__Your task__:
Copy each line of the data below exactly, leaving out pictures.

__Dataset extract__:
__________

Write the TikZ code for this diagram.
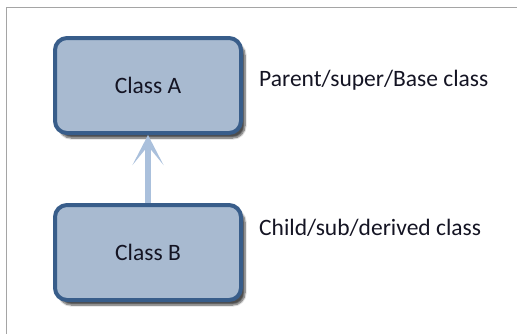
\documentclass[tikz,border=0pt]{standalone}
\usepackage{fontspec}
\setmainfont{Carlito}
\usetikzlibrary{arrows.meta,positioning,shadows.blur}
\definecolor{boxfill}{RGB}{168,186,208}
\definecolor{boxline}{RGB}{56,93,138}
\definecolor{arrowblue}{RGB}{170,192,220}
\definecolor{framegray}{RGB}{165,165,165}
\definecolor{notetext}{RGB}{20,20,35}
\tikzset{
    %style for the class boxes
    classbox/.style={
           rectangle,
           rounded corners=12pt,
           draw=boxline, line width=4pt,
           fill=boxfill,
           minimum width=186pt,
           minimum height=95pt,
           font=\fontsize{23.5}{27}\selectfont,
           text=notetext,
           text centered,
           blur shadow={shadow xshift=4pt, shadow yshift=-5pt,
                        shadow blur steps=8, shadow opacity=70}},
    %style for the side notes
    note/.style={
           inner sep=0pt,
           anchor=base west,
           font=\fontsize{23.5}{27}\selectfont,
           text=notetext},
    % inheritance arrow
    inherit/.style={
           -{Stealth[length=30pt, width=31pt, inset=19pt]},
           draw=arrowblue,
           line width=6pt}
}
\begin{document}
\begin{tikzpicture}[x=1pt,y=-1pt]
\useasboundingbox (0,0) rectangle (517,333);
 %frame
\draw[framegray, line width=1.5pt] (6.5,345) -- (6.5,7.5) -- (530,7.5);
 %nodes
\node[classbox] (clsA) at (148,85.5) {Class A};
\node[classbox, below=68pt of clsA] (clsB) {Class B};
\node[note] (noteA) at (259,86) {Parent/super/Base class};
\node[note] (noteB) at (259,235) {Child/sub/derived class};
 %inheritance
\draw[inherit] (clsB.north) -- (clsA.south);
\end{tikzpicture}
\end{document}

__________

__Completed task__:
Write the TikZ code for this diagram.
\documentclass[tikz,border=0pt]{standalone}
\usepackage{fontspec}
\setmainfont{Carlito}
\usetikzlibrary{arrows.meta,positioning,shadows.blur}
\definecolor{boxfill}{RGB}{168,186,208}
\definecolor{boxline}{RGB}{56,93,138}
\definecolor{arrowblue}{RGB}{170,192,220}
\definecolor{framegray}{RGB}{165,165,165}
\definecolor{notetext}{RGB}{20,20,35}
\tikzset{
    %style for the class boxes
    classbox/.style={
           rectangle,
           rounded corners=12pt,
           draw=boxline, line width=4pt,
           fill=boxfill,
           minimum width=186pt,
           minimum height=95pt,
           font=\fontsize{23.5}{27}\selectfont,
           text=notetext,
           text centered,
           blur shadow={shadow xshift=4pt, shadow yshift=-5pt,
                        shadow blur steps=8, shadow opacity=70}},
    %style for the side notes
    note/.style={
           inner sep=0pt,
           anchor=base west,
           font=\fontsize{23.5}{27}\selectfont,
           text=notetext},
    % inheritance arrow
    inherit/.style={
           -{Stealth[length=30pt, width=31pt, inset=19pt]},
           draw=arrowblue,
           line width=6pt}
}
\begin{document}
\begin{tikzpicture}[x=1pt,y=-1pt]
\useasboundingbox (0,0) rectangle (517,333);
 %frame
\draw[framegray, line width=1.5pt] (6.5,345) -- (6.5,7.5) -- (530,7.5);
 %nodes
\node[classbox] (clsA) at (148,85.5) {Class A};
\node[classbox, below=68pt of clsA] (clsB) {Class B};
\node[note] (noteA) at (259,86) {Parent/super/Base class};
\node[note] (noteB) at (259,235) {Child/sub/derived class};
 %inheritance
\draw[inherit] (clsB.north) -- (clsA.south);
\end{tikzpicture}
\end{document}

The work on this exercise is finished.